- **Short exercise**
Return the lines that follow, exactly as they appear, from the first through the one containing "plt.rcParams['font.family'] = ['Open"; no pictures are to be included.

- **Data shown**
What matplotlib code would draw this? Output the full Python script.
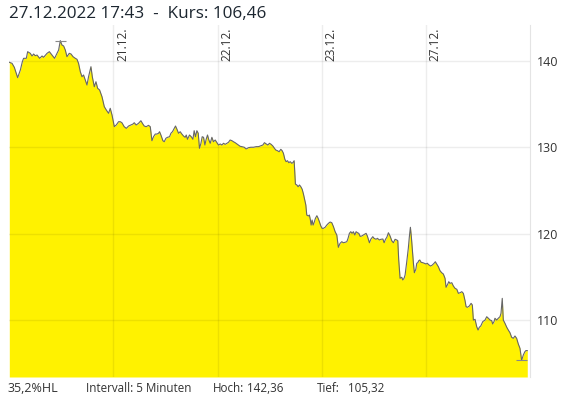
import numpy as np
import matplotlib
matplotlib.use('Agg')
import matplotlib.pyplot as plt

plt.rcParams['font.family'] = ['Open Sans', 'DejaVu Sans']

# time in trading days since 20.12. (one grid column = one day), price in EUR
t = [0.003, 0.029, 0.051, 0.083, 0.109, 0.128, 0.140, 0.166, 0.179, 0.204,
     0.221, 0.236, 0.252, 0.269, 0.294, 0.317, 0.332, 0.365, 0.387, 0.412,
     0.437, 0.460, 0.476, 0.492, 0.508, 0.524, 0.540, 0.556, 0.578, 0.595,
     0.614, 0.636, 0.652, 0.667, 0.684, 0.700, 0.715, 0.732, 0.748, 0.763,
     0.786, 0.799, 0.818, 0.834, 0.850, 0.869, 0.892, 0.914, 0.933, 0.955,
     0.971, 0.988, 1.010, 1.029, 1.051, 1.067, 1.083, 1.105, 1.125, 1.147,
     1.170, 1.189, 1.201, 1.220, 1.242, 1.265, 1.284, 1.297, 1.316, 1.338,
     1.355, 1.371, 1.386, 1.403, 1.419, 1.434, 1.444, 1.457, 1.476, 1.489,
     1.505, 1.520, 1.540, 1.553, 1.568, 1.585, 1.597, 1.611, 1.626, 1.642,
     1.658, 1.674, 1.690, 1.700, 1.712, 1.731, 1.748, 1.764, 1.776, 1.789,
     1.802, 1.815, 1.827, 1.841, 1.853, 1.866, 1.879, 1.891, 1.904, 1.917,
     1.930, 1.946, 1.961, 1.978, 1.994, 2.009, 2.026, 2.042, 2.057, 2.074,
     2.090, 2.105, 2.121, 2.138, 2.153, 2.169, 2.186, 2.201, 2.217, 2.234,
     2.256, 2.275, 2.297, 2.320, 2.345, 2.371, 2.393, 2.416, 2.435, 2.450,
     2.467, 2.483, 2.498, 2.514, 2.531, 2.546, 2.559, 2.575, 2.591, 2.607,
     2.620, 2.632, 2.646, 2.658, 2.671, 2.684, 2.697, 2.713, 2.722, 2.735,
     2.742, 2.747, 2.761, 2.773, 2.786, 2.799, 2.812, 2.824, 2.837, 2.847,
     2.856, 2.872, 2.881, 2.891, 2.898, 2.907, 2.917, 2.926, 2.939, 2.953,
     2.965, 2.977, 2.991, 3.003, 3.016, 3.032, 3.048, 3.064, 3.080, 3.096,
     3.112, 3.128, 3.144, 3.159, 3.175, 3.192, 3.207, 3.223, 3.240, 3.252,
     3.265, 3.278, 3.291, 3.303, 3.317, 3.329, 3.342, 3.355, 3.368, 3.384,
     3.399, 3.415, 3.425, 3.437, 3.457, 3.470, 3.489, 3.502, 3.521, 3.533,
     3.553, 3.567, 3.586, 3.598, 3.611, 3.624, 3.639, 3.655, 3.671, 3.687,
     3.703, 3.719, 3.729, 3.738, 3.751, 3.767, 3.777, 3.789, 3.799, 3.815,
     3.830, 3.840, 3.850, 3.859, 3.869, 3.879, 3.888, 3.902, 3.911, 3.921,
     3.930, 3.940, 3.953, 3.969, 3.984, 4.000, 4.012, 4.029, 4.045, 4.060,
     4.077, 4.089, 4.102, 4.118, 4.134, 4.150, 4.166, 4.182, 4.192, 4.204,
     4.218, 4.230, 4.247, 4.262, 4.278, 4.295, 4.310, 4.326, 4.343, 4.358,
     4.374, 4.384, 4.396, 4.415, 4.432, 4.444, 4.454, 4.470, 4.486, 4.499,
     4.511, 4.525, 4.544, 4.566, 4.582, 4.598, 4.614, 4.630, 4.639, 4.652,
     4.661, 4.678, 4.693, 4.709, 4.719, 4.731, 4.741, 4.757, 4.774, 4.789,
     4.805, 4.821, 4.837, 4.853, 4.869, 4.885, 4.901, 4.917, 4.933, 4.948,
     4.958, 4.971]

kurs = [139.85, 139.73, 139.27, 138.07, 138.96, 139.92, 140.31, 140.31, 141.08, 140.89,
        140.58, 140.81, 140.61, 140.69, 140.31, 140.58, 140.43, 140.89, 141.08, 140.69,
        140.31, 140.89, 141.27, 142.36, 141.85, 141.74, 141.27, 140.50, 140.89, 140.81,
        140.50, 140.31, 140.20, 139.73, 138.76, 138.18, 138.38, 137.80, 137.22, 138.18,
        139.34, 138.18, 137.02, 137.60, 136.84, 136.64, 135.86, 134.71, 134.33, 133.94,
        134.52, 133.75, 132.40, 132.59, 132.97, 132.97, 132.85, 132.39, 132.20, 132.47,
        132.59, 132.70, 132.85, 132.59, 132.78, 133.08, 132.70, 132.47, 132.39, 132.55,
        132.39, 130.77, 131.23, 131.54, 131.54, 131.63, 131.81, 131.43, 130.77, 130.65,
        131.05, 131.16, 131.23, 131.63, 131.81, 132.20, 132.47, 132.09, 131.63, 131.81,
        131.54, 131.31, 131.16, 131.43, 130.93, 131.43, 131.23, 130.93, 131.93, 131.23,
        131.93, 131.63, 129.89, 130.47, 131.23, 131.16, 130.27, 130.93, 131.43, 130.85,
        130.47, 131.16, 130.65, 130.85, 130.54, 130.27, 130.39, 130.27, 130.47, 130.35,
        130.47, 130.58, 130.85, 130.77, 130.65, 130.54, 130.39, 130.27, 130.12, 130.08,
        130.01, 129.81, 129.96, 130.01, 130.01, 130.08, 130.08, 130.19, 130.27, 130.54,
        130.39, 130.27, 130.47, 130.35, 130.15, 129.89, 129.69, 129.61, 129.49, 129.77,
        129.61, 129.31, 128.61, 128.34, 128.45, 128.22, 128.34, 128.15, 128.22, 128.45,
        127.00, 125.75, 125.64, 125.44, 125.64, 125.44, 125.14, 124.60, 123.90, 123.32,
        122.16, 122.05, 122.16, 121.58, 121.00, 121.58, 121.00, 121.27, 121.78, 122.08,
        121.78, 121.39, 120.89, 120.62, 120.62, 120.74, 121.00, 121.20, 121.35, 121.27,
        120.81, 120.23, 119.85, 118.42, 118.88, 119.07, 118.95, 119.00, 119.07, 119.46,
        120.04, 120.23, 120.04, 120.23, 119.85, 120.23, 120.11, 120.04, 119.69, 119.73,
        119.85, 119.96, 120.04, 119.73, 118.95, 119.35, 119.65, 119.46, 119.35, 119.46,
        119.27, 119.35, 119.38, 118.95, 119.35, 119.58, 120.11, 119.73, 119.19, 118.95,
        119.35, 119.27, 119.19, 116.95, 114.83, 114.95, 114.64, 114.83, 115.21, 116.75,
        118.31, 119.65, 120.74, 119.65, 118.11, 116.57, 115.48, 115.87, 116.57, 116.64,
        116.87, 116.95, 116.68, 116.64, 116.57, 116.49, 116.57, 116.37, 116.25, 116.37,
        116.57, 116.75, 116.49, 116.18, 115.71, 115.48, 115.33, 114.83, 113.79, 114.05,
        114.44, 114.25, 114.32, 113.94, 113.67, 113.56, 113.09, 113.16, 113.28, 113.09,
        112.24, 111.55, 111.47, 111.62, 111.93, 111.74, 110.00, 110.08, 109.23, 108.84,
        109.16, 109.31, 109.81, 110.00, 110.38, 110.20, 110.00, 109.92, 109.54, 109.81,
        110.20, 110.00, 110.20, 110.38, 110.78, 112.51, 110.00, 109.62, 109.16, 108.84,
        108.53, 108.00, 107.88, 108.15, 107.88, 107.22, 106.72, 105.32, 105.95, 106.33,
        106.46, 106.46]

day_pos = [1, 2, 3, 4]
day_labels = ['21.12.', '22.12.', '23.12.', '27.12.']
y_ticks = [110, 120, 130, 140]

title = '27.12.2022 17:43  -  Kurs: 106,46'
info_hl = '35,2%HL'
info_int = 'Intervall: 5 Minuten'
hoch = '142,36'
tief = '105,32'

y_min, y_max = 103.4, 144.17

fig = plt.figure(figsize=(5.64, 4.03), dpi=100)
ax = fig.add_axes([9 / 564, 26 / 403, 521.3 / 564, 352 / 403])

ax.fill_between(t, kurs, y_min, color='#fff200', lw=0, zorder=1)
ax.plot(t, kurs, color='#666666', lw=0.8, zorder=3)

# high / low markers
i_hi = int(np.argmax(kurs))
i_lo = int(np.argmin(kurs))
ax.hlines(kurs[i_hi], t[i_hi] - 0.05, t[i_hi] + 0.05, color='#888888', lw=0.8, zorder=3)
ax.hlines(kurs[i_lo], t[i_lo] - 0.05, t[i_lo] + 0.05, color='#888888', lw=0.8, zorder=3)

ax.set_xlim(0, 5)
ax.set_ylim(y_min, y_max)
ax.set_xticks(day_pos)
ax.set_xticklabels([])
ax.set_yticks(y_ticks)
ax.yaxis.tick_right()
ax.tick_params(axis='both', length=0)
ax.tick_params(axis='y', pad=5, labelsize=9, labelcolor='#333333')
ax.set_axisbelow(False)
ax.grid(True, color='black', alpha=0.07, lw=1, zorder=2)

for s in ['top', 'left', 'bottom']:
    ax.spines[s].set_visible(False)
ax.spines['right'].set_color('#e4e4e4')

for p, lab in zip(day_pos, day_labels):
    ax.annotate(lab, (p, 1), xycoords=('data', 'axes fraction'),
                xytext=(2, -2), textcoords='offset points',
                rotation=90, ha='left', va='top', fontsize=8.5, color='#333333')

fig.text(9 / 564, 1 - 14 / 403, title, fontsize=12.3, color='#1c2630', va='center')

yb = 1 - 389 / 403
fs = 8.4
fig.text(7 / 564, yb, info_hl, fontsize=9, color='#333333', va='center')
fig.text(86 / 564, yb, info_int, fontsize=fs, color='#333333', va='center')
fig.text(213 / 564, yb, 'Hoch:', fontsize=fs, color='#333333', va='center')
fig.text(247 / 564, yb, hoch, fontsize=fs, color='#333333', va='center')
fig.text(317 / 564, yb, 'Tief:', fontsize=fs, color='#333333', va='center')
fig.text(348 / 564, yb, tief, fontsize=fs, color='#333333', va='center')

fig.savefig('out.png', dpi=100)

- **The completed task**
What matplotlib code would draw this? Output the full Python script.
import numpy as np
import matplotlib
matplotlib.use('Agg')
import matplotlib.pyplot as plt

plt.rcParams['font.family'] = ['Open Sans', 'DejaVu Sans']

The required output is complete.